Jordan works with the Dartmoor Horse loggers, who provide a low impact method of timber extraction and woodland management using horses. Based on the edge of Dartmoor, they have three horses who are French draft breeds – two Ardennes (William and Polly) and a Comtois (Beano). Using harness and other traditional equipment, such as a ‘swingle tree’, the team and their horses can access hard to reach woodland areas, and sensitive sites where wildlife and/or archaeology might be a concern, to carry out vital woodland management services.
Jordan describes his work with the Dartmoor Horse Loggers: “It’s often work with the Woodland Trust and sometimes private jobs. But when it’s Woodland Trust, most of it is low-impact work where they have a bit of bog, or maybe dormouse habitat where they need the timber extracted. There’s also temperate rainforest too, so the horses are perfect for that.

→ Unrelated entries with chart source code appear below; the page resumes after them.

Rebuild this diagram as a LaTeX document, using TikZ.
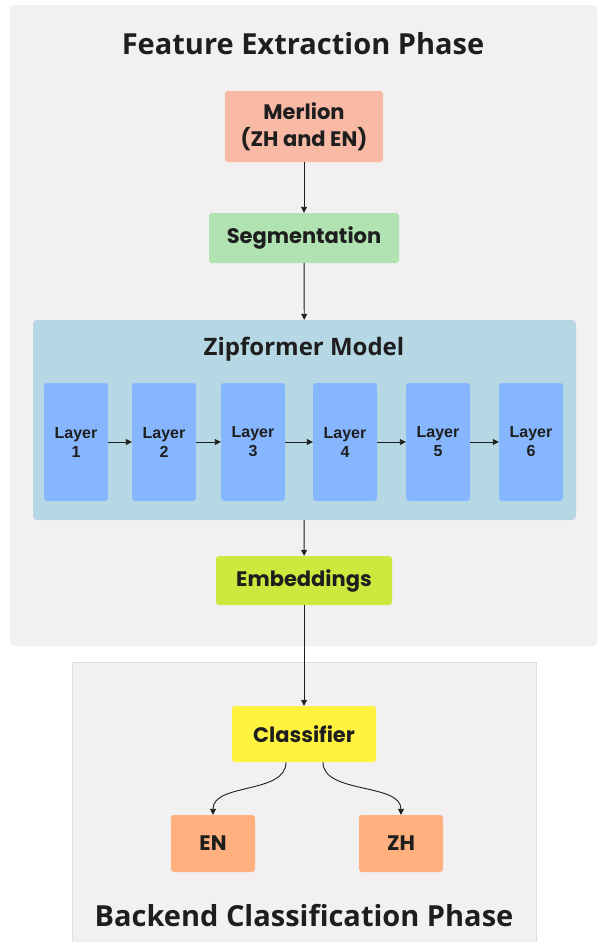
\documentclass[tikz,border=0pt]{standalone}
\usepackage{xcolor}
\usepackage{fontspec}
\usepackage{tikz}
\usetikzlibrary{arrows.meta}
\newfontfamily\popfont{Poppins}
\newfontfamily\headfont{Open Sans}
\newfontfamily\layerfont{Liberation Sans}
\definecolor{panelgray}{RGB}{242,240,240}
\definecolor{panelline}{RGB}{224,222,222}
\definecolor{merlionred}{RGB}{248,185,165}
\definecolor{segmgreen}{RGB}{177,226,178}
\definecolor{zipblue}{RGB}{182,216,229}
\definecolor{layerblue}{RGB}{134,182,254}
\definecolor{embedlime}{RGB}{206,232,62}
\definecolor{classyellow}{RGB}{255,243,63}
\definecolor{langorange}{RGB}{255,176,126}
\definecolor{inkdark}{RGB}{30,30,30}
\begin{document}
\begin{tikzpicture}[x=1pt,y=1pt,yscale=-1,xscale=1,
  box/.style={rounded corners=3pt, inner sep=0.75pt, align=center, text=inkdark, font=\popfont\bfseries\fontsize{21}{27}\selectfont},
  layerbox/.style={rounded corners=3pt, fill=layerblue, minimum width=64, minimum height=118, inner sep=0.75pt, align=center, text=inkdark, font=\layerfont\bfseries\fontsize{16}{19}\selectfont},
  phasetitle/.style={inner sep=0.75pt, text=inkdark, font=\headfont\bfseries\fontsize{29}{34}\selectfont},
  arr/.style={draw=inkdark, line width=0.9pt, -{Triangle[length=6pt,width=6pt]}}]
\useasboundingbox (0,0) rectangle (598,942);

%Shape: Rectangle [feature panel]
\fill [panelgray, rounded corners=4pt] (10,5) rectangle (597,646) ;
%Shape: Rectangle [backend panel]
\draw [panelline, fill=panelgray] (72,662) rectangle (536,942) ;

% Text Node
\node (fetitle) at (303,44) [phasetitle] {Feature Extraction Phase};
% Text Node
\node (merlion) at (304,126.5) [box, fill=merlionred, minimum width=158, minimum height=71] {Merlion\\(ZH and EN)};
% Text Node
\node (segm) at (304,238) [box, fill=segmgreen, minimum width=190, minimum height=50] {Segmentation};

%Shape: Rectangle [zipformer]
\node (zip) at (304.5,420) [rounded corners=4pt, fill=zipblue, minimum width=543, minimum height=200, inner sep=0pt] {};
% Text Node
\node (ziptitle) at (304,349) [phasetitle, font=\headfont\bfseries\fontsize{24}{28}\selectfont] {Zipformer Model};

% Layer Nodes
\node (l1) at (76,442) [layerbox] {Layer\\1};
\node (l2) at (164,442) [layerbox] {Layer\\2};
\node (l3) at (253,442) [layerbox] {Layer\\3};
\node (l4) at (345,442) [layerbox] {Layer\\4};
\node (l5) at (438,442) [layerbox] {Layer\\5};
\node (l6) at (531,442) [layerbox] {Layer\\6};

% Text Node
\node (embed) at (304,580.5) [box, fill=embedlime, minimum width=176, minimum height=49] {Embeddings};
% Text Node
\node (classif) at (304,734) [box, fill=classyellow, minimum width=144, minimum height=56] {Classifier};
% Text Node
\node (en) at (213,843.5) [box, fill=langorange, minimum width=84, minimum height=57] {EN};
% Text Node
\node (zh) at (401,843.5) [box, fill=langorange, minimum width=84, minimum height=57] {ZH};
% Text Node
\node (bctitle) at (304,916) [phasetitle] {Backend Classification Phase};

%Straight Lines
\draw [arr] (merlion) -- (segm) ;
\draw [arr] (segm) -- (zip) ;
\draw [arr] (zip) -- (embed) ;
\draw [arr] (embed) -- (classif) ;
\draw [arr] (l1) -- (l2) ;
\draw [arr] (l2) -- (l3) ;
\draw [arr] (l3) -- (l4) ;
\draw [arr] (l4) -- (l5) ;
\draw [arr] (l5) -- (l6) ;

%Curve Lines
\draw [arr] ([xshift=-18pt]classif.south) .. controls +(0,32) and +(0,-32) .. (en.north) ;
\draw [arr] ([xshift=19pt]classif.south) .. controls +(0,32) and +(0,-32) .. (zh.north) ;

\end{tikzpicture}
\end{document}
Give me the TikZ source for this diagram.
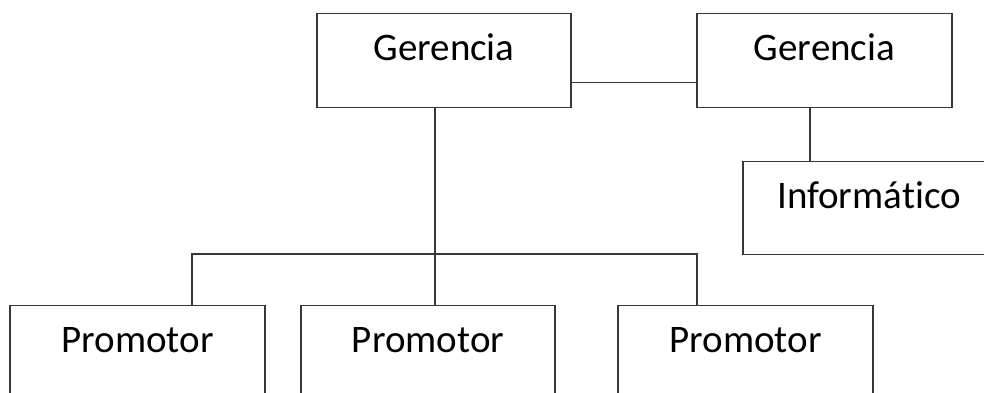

“Will (business owner) brings in the horses. I’ve trained with quite a few horse loggers – John, who’s here with me at Widecombe today, he was a horse logger as well. I trained with John for six or seven years before working with Will.
“Here on Dartmoor it makes an enormous amount of sense – it’s how they used to do it, and if you go into the woods and see the narrow tracks and the paths and you really look at the woodland, you realise that sometimes it’s the only way to do it. You can throw a bit of machinery at it, but you’ll be lucky if you get much out of it, so sometimes having these old ways is still massively relevant.”
Jordan sets his products out for display, and begins his work creating a new handle for an old axe in front a gathering crowd at Widecombe Fair. It's clear that Jordan is passionate about and proud of his work, both in the workshop and out in Dartmoor’s woodlands.